**SOURCE EXCERPT**
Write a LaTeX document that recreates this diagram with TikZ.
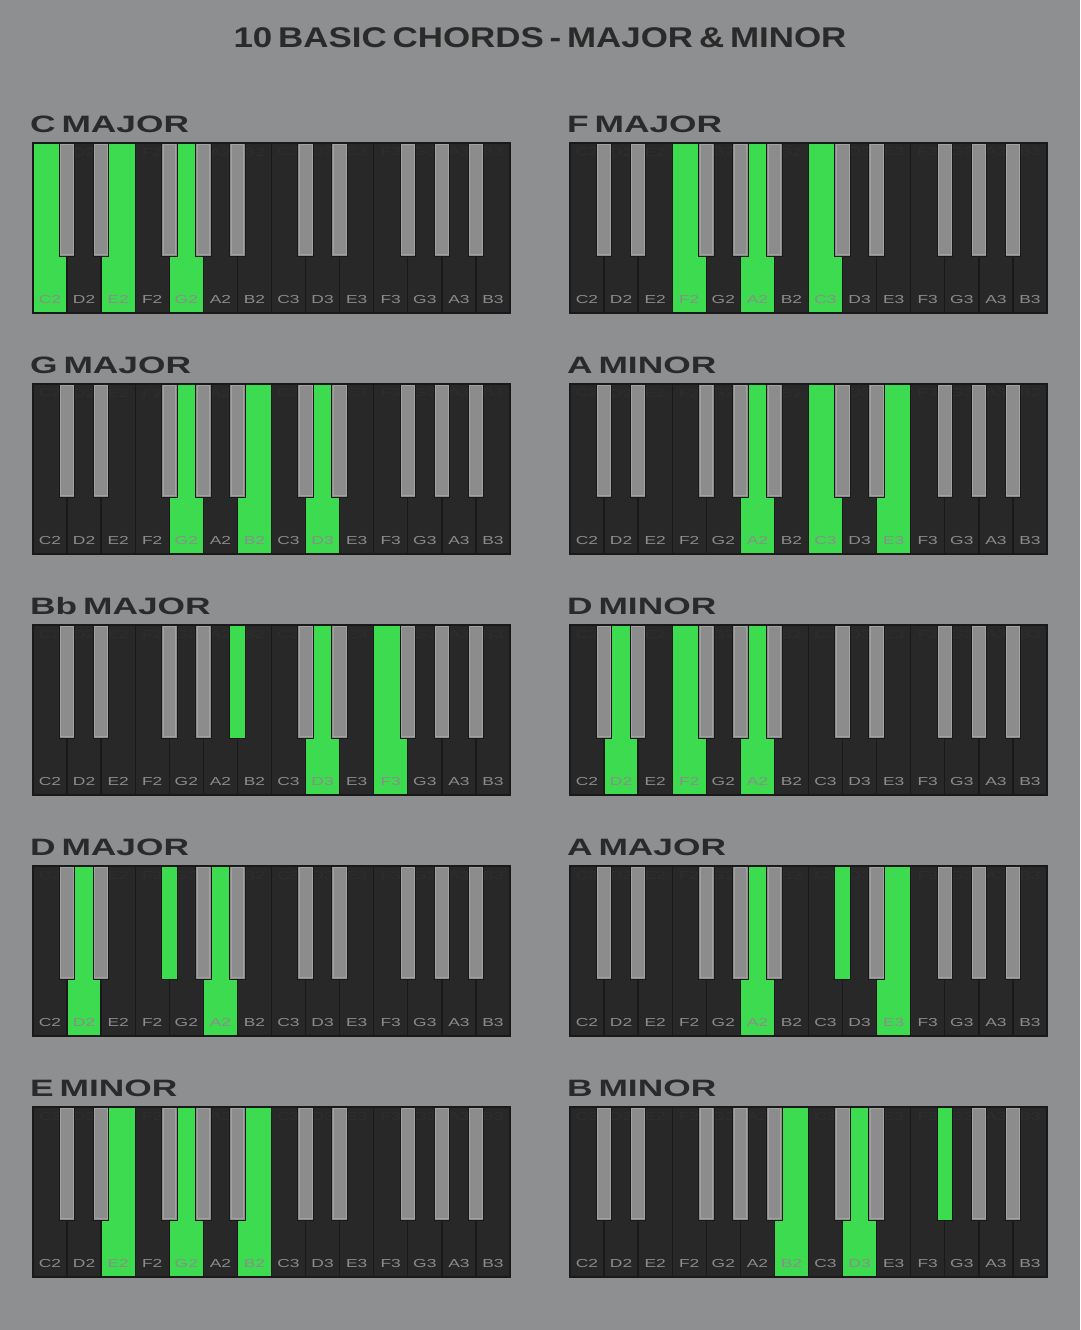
\documentclass[tikz,border=0pt]{standalone}
\usepackage{fontspec}
\setmainfont{Liberation Sans}
\newfontfamily\titlefont[FakeStretch=1.225,WordSpace=0.6]{Liberation Sans}
\newfontfamily\chordfont[FakeStretch=1.49,WordSpace=0.6]{Liberation Sans}
\newfontfamily\keyfont[FakeStretch=1.5]{Liberation Sans}
\definecolor{bg}{HTML}{8E8F91}
\definecolor{wk}{HTML}{282828}
\definecolor{bk}{HTML}{8C8C8C}
\definecolor{bkrim}{HTML}{A2A2A2}
\definecolor{grn}{HTML}{3DDC50}
\definecolor{lbl}{HTML}{8C8C8C}
\definecolor{ink}{HTML}{2A2A2A}
\definecolor{ghost}{HTML}{2E2E2E}
\tikzset{
  chordtitle/.style={anchor=base west, inner sep=0, text=ink,
    font=\chordfont\bfseries\fontsize{23.7}{24}\selectfont},
  keylbl/.style={anchor=center, inner sep=0, text=lbl,
    font=\keyfont\fontsize{11.6}{12}\selectfont},
  ghostlbl/.style={keylbl, text=ghost},
  sep/.style={draw=black!90, line width=1.4pt},
  kbborder/.style={draw=black!90, line width=1.4pt},
  blackkey/.style={fill=bk, draw=black!90, line width=1pt},
  greenblack/.style={fill=grn, draw=black!90, line width=1pt},
  rim/.style={draw=bkrim, line width=0.7pt},
}
\newcommand\kbd[6]{%
  \node[chordtitle] (#1t) at (#2-3,#3-11) {#4};
  \fill[wk] (#2,#3) rectangle ++(477,170);
  \foreach \lab [count=\k from 0] in {C2,D2,E2,F2,G2,A2,B2,C3,D3,E3,F3,G3,A3,B3} {
    \node[ghostlbl] (#1g\k) at ({#2+(\k+0.5)*34.0714},#3+9) {\lab};
  }
  \foreach \k in {#5} {
    \fill[grn] ({#2+\k*34.0714},#3) rectangle ++(34.0714,170);
  }
  \foreach \lab [count=\k from 0] in {C2,D2,E2,F2,G2,A2,B2,C3,D3,E3,F3,G3,A3,B3} {
    \node[keylbl] (#1l\k) at ({#2+(\k+0.5)*34.0714},#3+156.5) {\lab};
  }
  \foreach \k in {1,...,13} {
    \draw[sep] ({#2+\k*34.0714},#3) -- ++(0,170);
  }
  \draw[kbborder] (#2,#3) rectangle ++(477,170);
  \foreach \b in {1,2,4,5,6,8,9,11,12,13} {
    \path[blackkey] ({#2+\b*34.0714-7.75},#3) rectangle ++(15.5,113);
    \path[rim] ({#2+\b*34.0714-6.4},#3+1) rectangle ++(12.8,110.6);
  }
  \foreach \b in {#6} {
    \ifnum\b<20
      \path[greenblack] ({#2+\b*34.0714-7.75},#3) rectangle ++(15.5,113);
    \fi
  }
}
\begin{document}
\begin{tikzpicture}[x=1pt,y=-1pt]
\useasboundingbox (0,0) rectangle (1080,1330);
\fill[bg] (0,0) rectangle (1080,1330);
\node[anchor=base, inner sep=0, text=ink,
  font=\titlefont\bfseries\fontsize{28.5}{29}\selectfont] (title) at (540,47.5)
  {10 BASIC CHORDS - MAJOR \& MINOR};
\kbd{cmaj}{33}{143}{C MAJOR}{0,2,4}{99}
\kbd{fmaj}{570}{143}{F MAJOR}{3,5,7}{99}
\kbd{gmaj}{33}{384}{G MAJOR}{4,6,8}{99}
\kbd{amin}{570}{384}{A MINOR}{5,7,9}{99}
\kbd{bbmaj}{33}{625}{Bb MAJOR}{8,10}{6}
\kbd{dmin}{570}{625}{D MINOR}{1,3,5}{99}
\kbd{dmaj}{33}{866}{D MAJOR}{1,5}{4}
\kbd{amaj}{570}{866}{A MAJOR}{5,9}{8}
\kbd{emin}{33}{1107}{E MINOR}{2,4,6}{99}
\kbd{bmin}{570}{1107}{B MINOR}{6,8}{11}
\end{tikzpicture}
\end{document}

**SET PROBLEM**
Copy the whole of the material above exactly, but not its images.

**THE OUTPUT**
Write a LaTeX document that recreates this diagram with TikZ.
\documentclass[tikz,border=0pt]{standalone}
\usepackage{fontspec}
\setmainfont{Liberation Sans}
\newfontfamily\titlefont[FakeStretch=1.225,WordSpace=0.6]{Liberation Sans}
\newfontfamily\chordfont[FakeStretch=1.49,WordSpace=0.6]{Liberation Sans}
\newfontfamily\keyfont[FakeStretch=1.5]{Liberation Sans}
\definecolor{bg}{HTML}{8E8F91}
\definecolor{wk}{HTML}{282828}
\definecolor{bk}{HTML}{8C8C8C}
\definecolor{bkrim}{HTML}{A2A2A2}
\definecolor{grn}{HTML}{3DDC50}
\definecolor{lbl}{HTML}{8C8C8C}
\definecolor{ink}{HTML}{2A2A2A}
\definecolor{ghost}{HTML}{2E2E2E}
\tikzset{
  chordtitle/.style={anchor=base west, inner sep=0, text=ink,
    font=\chordfont\bfseries\fontsize{23.7}{24}\selectfont},
  keylbl/.style={anchor=center, inner sep=0, text=lbl,
    font=\keyfont\fontsize{11.6}{12}\selectfont},
  ghostlbl/.style={keylbl, text=ghost},
  sep/.style={draw=black!90, line width=1.4pt},
  kbborder/.style={draw=black!90, line width=1.4pt},
  blackkey/.style={fill=bk, draw=black!90, line width=1pt},
  greenblack/.style={fill=grn, draw=black!90, line width=1pt},
  rim/.style={draw=bkrim, line width=0.7pt},
}
\newcommand\kbd[6]{%
  \node[chordtitle] (#1t) at (#2-3,#3-11) {#4};
  \fill[wk] (#2,#3) rectangle ++(477,170);
  \foreach \lab [count=\k from 0] in {C2,D2,E2,F2,G2,A2,B2,C3,D3,E3,F3,G3,A3,B3} {
    \node[ghostlbl] (#1g\k) at ({#2+(\k+0.5)*34.0714},#3+9) {\lab};
  }
  \foreach \k in {#5} {
    \fill[grn] ({#2+\k*34.0714},#3) rectangle ++(34.0714,170);
  }
  \foreach \lab [count=\k from 0] in {C2,D2,E2,F2,G2,A2,B2,C3,D3,E3,F3,G3,A3,B3} {
    \node[keylbl] (#1l\k) at ({#2+(\k+0.5)*34.0714},#3+156.5) {\lab};
  }
  \foreach \k in {1,...,13} {
    \draw[sep] ({#2+\k*34.0714},#3) -- ++(0,170);
  }
  \draw[kbborder] (#2,#3) rectangle ++(477,170);
  \foreach \b in {1,2,4,5,6,8,9,11,12,13} {
    \path[blackkey] ({#2+\b*34.0714-7.75},#3) rectangle ++(15.5,113);
    \path[rim] ({#2+\b*34.0714-6.4},#3+1) rectangle ++(12.8,110.6);
  }
  \foreach \b in {#6} {
    \ifnum\b<20
      \path[greenblack] ({#2+\b*34.0714-7.75},#3) rectangle ++(15.5,113);
    \fi
  }
}
\begin{document}
\begin{tikzpicture}[x=1pt,y=-1pt]
\useasboundingbox (0,0) rectangle (1080,1330);
\fill[bg] (0,0) rectangle (1080,1330);
\node[anchor=base, inner sep=0, text=ink,
  font=\titlefont\bfseries\fontsize{28.5}{29}\selectfont] (title) at (540,47.5)
  {10 BASIC CHORDS - MAJOR \& MINOR};
\kbd{cmaj}{33}{143}{C MAJOR}{0,2,4}{99}
\kbd{fmaj}{570}{143}{F MAJOR}{3,5,7}{99}
\kbd{gmaj}{33}{384}{G MAJOR}{4,6,8}{99}
\kbd{amin}{570}{384}{A MINOR}{5,7,9}{99}
\kbd{bbmaj}{33}{625}{Bb MAJOR}{8,10}{6}
\kbd{dmin}{570}{625}{D MINOR}{1,3,5}{99}
\kbd{dmaj}{33}{866}{D MAJOR}{1,5}{4}
\kbd{amaj}{570}{866}{A MAJOR}{5,9}{8}
\kbd{emin}{33}{1107}{E MINOR}{2,4,6}{99}
\kbd{bmin}{570}{1107}{B MINOR}{6,8}{11}
\end{tikzpicture}
\end{document}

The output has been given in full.